Nothing ruins a good deployment like a sudden change in the environment variables you didn’t account for. I was catching up on the latest from Kenya, and it feels like the government there just pushed a breaking change to production without testing it in staging first.

For the last three years, Kenya has been the poster child for what happens when you actually let a tech sector breathe. They went from fewer than 800 EVs to over 24,000. That’s a 3,000% increase. If my app's user base grew like that, I’d be popping champagne in a Gbagada workstation. But now, the Finance Bill 2026 wants to slap a 16% VAT on electric vehicles, lithium-ion batteries, and e-bicycles.

It’s the ultimate "Sapa" move from a government that realized they might be missing out on a piece of the pie.

The view from my desk when the news broke

Hardware is hard, but taxes are harder

If you’ve ever tried to build hardware or even just manage the logistics of moving physical goods in a place like Onitsha or the chaotic bus parks in Owerri, you know the margins are razor-thin. Electric motorcycles—the famous boda bodas—succeeded because the math worked. Riders were saving 40% on fuel and maintenance.
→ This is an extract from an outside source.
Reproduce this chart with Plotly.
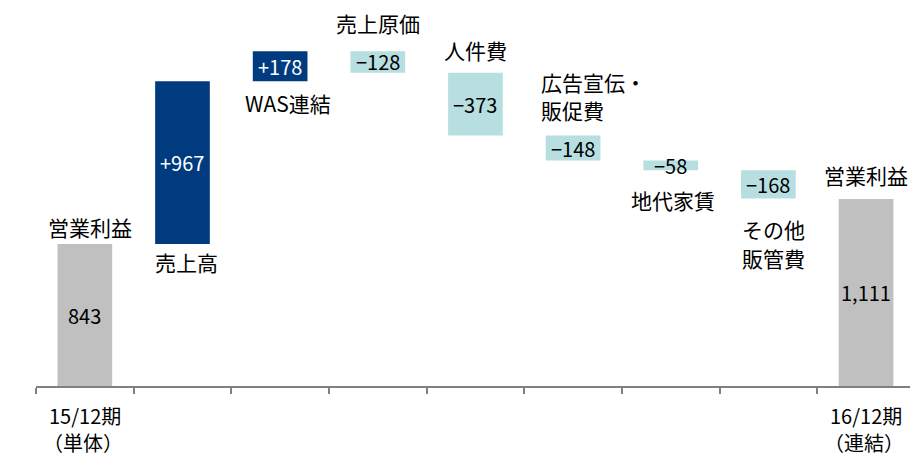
import plotly.graph_objects as go

categories = ["営業利益", "売上高", "WAS連結", "売上原価", "人件費",
              "広告宣伝・販促費", "地代家賃", "その他販管費", "営業利益"]
values = [843, 967, 178, -128, -373, -148, -58, -168, 1111]
measures = ["absolute", "relative", "relative", "relative", "relative",
            "relative", "relative", "relative", "absolute"]
value_labels = ["843", "+967", "+178", "−128", "−373", "−148", "−58", "−168", "1,111"]
period_labels = [("15/12期", "（単体）"), ("16/12期", "（連結）")]

DARK = "#003B7F"
LIGHT = "#B7DFE1"
GRAY = "#C0C0C0"
FONT = "Noto Sans CJK JP"
FS = 21
FSN = 20

x = list(range(len(categories)))

fig = go.Figure(go.Waterfall(
    x=x, y=values, measure=measures,
    width=0.56,
    increasing=dict(marker=dict(color=DARK)),
    decreasing=dict(marker=dict(color=LIGHT)),
    totals=dict(marker=dict(color=GRAY)),
    connector=dict(visible=False),
    hoverinfo="skip",
))

# bar extents for label placement
bottoms, tops = [], []
run = 0
for v, m in zip(values, measures):
    if m == "absolute":
        b, t = 0, v
        run = v
    else:
        b, t = sorted([run, run + v])
        run += v
    bottoms.append(b)
    tops.append(t)

ann = []
def A(xv, yv, text, yshift=0, xshift=0, color="#000000", xanchor="center", size=FS):
    ann.append(dict(x=xv, y=yv, text=text, showarrow=False, xref="x", yref="y",
                    yshift=yshift, xshift=xshift, xanchor=xanchor, yanchor="middle",
                    font=dict(family=FONT, size=size, color=color)))

# value labels inside bars
for i, (lab, m, v) in enumerate(zip(value_labels, measures, values)):
    col = "#FFFFFF" if (m == "relative" and v > 0) else "#000000"
    A(i, (bottoms[i] + tops[i]) / 2, lab, color=col, size=FSN)

# category labels
A(0, tops[0], "営業利益", yshift=17, xshift=5)
A(1, bottoms[1], "売上高", yshift=-18, xshift=4)
A(2, bottoms[2], "WAS連結", yshift=-22, xshift=8)
A(3, tops[3], "売上原価", yshift=28)
A(4, tops[4], "人件費", yshift=23)
A(5 - 0.35, tops[5], "広告宣伝・", yshift=54, xanchor="left")
A(5 - 0.35, tops[5], "販促費", yshift=26, xanchor="left")
A(6, bottoms[6], "地代家賃", yshift=-30, xshift=2)
A(7 - 0.29, bottoms[7], "その他", yshift=-30, xanchor="left")
A(7 - 0.29, bottoms[7], "販管費", yshift=-59, xanchor="left")
A(8, tops[8], "営業利益", yshift=24)

# period labels under axis
for i, (l1, l2) in zip([0, 8], period_labels):
    ann.append(dict(x=i, y=0, text=l1, showarrow=False, xref="x", yref="y",
                    yshift=-29, yanchor="middle", font=dict(family=FONT, size=FSN, color="#000")))
    ann.append(dict(x=i, y=0, text=l2, showarrow=False, xref="x", yref="y",
                    yshift=-56, xshift=-2, yanchor="middle", borderpad=0,
                    font=dict(family=FONT, size=FSN, color="#000")))

fig.update_layout(
    width=910, height=457,
    margin=dict(l=36, r=0, t=0, b=71),
    paper_bgcolor="white", plot_bgcolor="white",
    showlegend=False,
    annotations=ann,
    xaxis=dict(range=[-0.5, 8.45], tickvals=[k - 0.5 for k in range(9)],
               ticktext=[""] * 9, ticks="outside", ticklen=6, tickwidth=2,
               tickcolor="#808080", showline=True, linecolor="#808080", linewidth=2,
               showgrid=False, zeroline=False, fixedrange=True),
    yaxis=dict(range=[0, 2292], visible=False, showgrid=False, zeroline=False),
)

fig.write_html("out.html", config={"displayModeBar": False},
               post_script="document.body.style.margin='0';document.body.style.overflow='hidden';")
When you add a 16% tax on the battery, you aren’t just taxing a component; you’re taxing the heartbeat of the entire business model. These riders aren’t doing this for "the environment"; they’re doing it because it’s cheaper than petrol. If the government breaks that economic logic, the whole "green" dream becomes an expensive hobby for the elite.

As someone who builds products, I see this as a massive bug in the policy logic. You can't spend months launching a national e-mobility policy with green number plates and fanfare, and then immediately tax the lithium that makes it go. It’s like offering a developer a free API tier and then charging $100 for every POST request once they’ve integrated it into their core stack.

Scaling is hard enough without the math changing mid-way

The Funding vs. The Friction

The money has been flowing. Zeno, Spiro, Roam—these guys are raising tens of millions of dollars. But venture capital is a coward; it runs away at the first sign of unstable regulatory ground.

I’ve seen this play out in Nigeria too many times. We "no gree for anybody" until the policy environment makes it impossible to even stand. We saw it with the bike-hailing ban in Lagos years ago. One day you’re the future of transport, the next day your fleet is gathering dust because someone in an office signed a paper they didn’t fully think through.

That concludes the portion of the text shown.